L’amore per la velocità portò Monti, verso la metà degli anni Cinquanta, a partecipare, con le scuderie Centro Sud e L’Arena, ad alcune gare di automobilismo. Gareggiò con una Cooper Maserati sul circuito di Pau in Francia, al Giro di Sicilia con una Ferrari ufficiale, a Monza e a Vallelunga, vincendo titoli di classe e assoluti.
Nel 1956 il grande sportivo affrontò le Olimpiadi invernali di Cortina da favorito, ma giunse secondo, sia nel bob a due, dove era in coppia con Renzo Alverà sia in quello a quattro, con Alverà, Ulrico Girardi e Renato Mocellini.
L’anno seguente Monti vinse il primo di sette Campionati del mondo nel bob a due, di cui quattro con Alverà e tre con Sergio Siorpaes, cui si aggiunsero i due titoli nel bob a quattro con Alverà, Sergio Siorpaes e Furio Nordio.
Alle Olimpiadi di Innsbruck nel 1964 ci fu l’episodio che rese famoso Monti. Infatti, nella gara di bob a due, quando era al comando della classifica provvisoria dopo la seconda discesa, diede ai rivali inglesi Tony Nash e Robin Dixon un pezzo di ricambio, che li salvò dal ritiro e consentì loro la vittoria, mentre Eugenio ebbe la medaglia di bronzo nel bob a due con Sergio Siorpaes e poi nel bob a quattro con Sergio e Gildo Siorpaes e Benito Rigoni.
Il gesto di sportività a favore degli inglesi permise a Monti di essere il primo atleta insignito dell’International fair play trophy, intitolato a Pierre de Coubertin.
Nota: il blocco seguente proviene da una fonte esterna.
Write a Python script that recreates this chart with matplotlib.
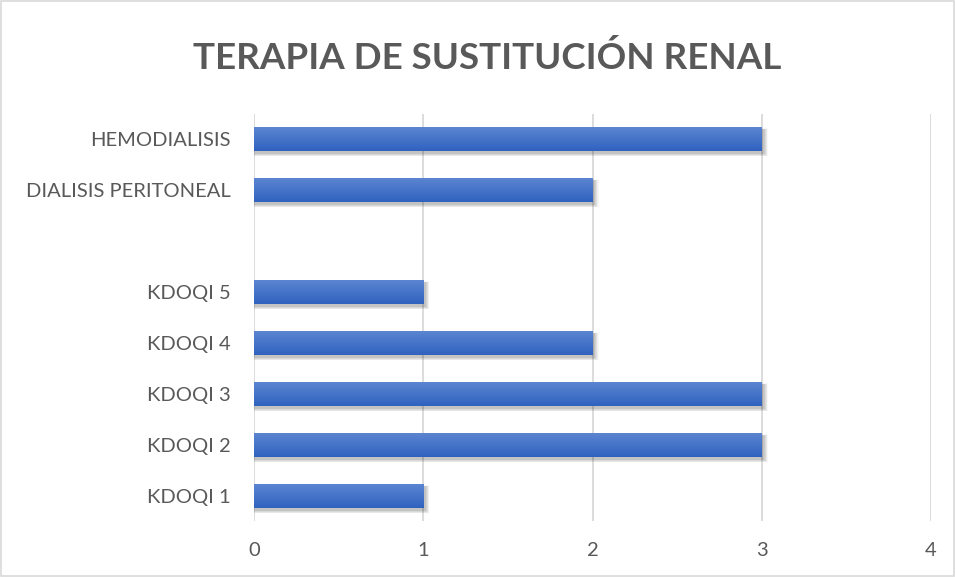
import numpy as np
import matplotlib
matplotlib.use('Agg')
import matplotlib.pyplot as plt
from matplotlib.patches import Rectangle
from matplotlib.colors import LinearSegmentedColormap

categories = ["KDOQI 1", "KDOQI 2", "KDOQI 3", "KDOQI 4", "KDOQI 5", "",
              "DIALISIS PERITONEAL", "HEMODIALISIS"]
values = [1, 3, 3, 2, 1, 0, 2, 3]
x_ticks = [0, 1, 2, 3, 4]
title = "TERAPIA DE SUSTITUCIÓN RENAL"

plt.rcParams['font.family'] = ['Lato', 'DejaVu Sans']

fig = plt.figure(figsize=(9.55, 5.77), dpi=100, facecolor='white')
ax = fig.add_axes([0.266, 0.0962, 0.709, 0.707])

y = np.arange(len(categories))
bars = ax.barh(y, values, height=0.47, color='none', zorder=3)

grad = LinearSegmentedColormap.from_list('g', ['#2f62bf', '#5c85d1'])
img = np.linspace(0, 1, 64).reshape(-1, 1)
for b in bars:
    if b.get_width() <= 0:
        continue
    x0, y0 = b.get_x(), b.get_y()
    w, h = b.get_width(), b.get_height()
    # soft shadow, layered rectangles growing outwards
    for i in range(8):
        d = 0.008 * i
        ax.add_patch(Rectangle((x0 + 0.005 - d * 0.4, y0 - 0.05 - d), w + 0.008 + d * 0.8, h + d * 1.4,
                               facecolor='black', edgecolor='none', alpha=0.03, zorder=2))
    ax.imshow(img, cmap=grad, aspect='auto', extent=(x0, x0 + w, y0, y0 + h),
              origin='lower', zorder=4, interpolation='bilinear')

ax.set_xlim(0, 4)
ax.set_ylim(-0.5, len(categories) - 0.5)
ax.set_xticks(x_ticks)
ax.set_yticks(y)
ax.set_yticklabels(categories)
ax.grid(axis='x', color='#d9d9d9', linewidth=1.3, zorder=0)
ax.set_axisbelow(True)
for s in ax.spines.values():
    s.set_visible(False)
ax.tick_params(axis='both', length=0, labelsize=14.5, labelcolor='#595959')
ax.tick_params(axis='x', pad=15)
ax.tick_params(axis='y', pad=17)

fig.text(0.51, 0.899, title, ha='center', va='center', fontsize=26.5,
         fontweight='bold', color='#595959')

fig.add_artist(Rectangle((0.001, 0.001), 0.998, 0.998, transform=fig.transFigure,
                         fill=False, edgecolor='#d9d9d9', linewidth=1.2))

fig.savefig('out.png', dpi=100, facecolor='white')
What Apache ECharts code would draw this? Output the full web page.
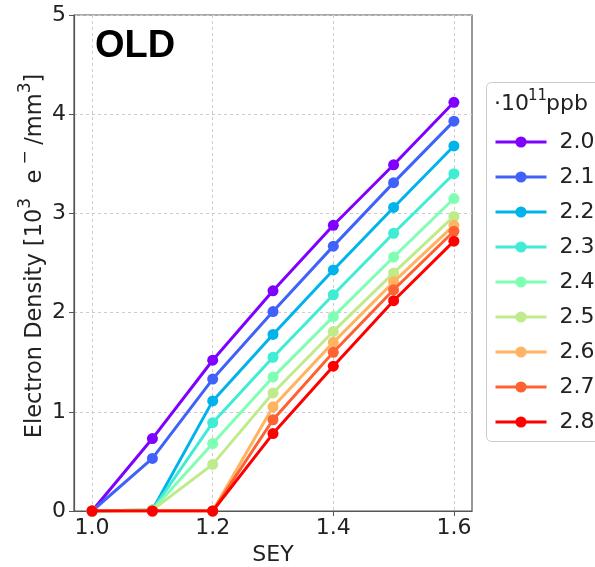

All’ambito titolo olimpico Monti arrivò ai Giochi olimpici di Grenoble del 1968, sulla pista dell’Alpe d’Huez, dove vinse la medaglia d’oro nel bob a due con Luciano De Paolis e nel bob a quattro con Roberto Zandonella, Mario Armano e lo stesso De Paolis.
Finalmente soddisfatto, Eugenio si ritirò dalle competizioni, rimanendo prima il direttore agonistico della nazionale azzurra, poi si ritirò a vita privata.
A Cortina, dove sposò la statunitense Linda Lee Constantine, da cui ebbe i figli Alec e Amanda, Monti si dedicò poi al campo degli impianti di risalita, fondando la società Olimpia e poi quella Faloria, ma come suo presidente nel 1991 ricevette una condanna in primo grado a venti giorni di arresto, prescritti in appello, per i danni arrecati al patrimonio ambientale, avendo fatto esplodere un costone di roccia per costruire la seggiovia del Faloria.
Negli ultimi anni Monti visse una serie di tragedie, la separazione dalla moglie, la partenza della figlia, andata a vivere negli Stati Uniti con la madre, la morte per overdose del figlio nel 1996, fino a quando, colpito dal morbo di Parkinson, il 30 novembre 2003 si sparò un colpo di pistola alla testa, morendo poche ore dopo all’ospedale di Belluno.
Oggi a Eugenio Monti è intitolata la pista olimpica di bob di Cortina d’Ampezzo, in ricordo di un uomo che non dimenticò mai, nemmeno in gara, di essere sempre leale con i suoi avversari.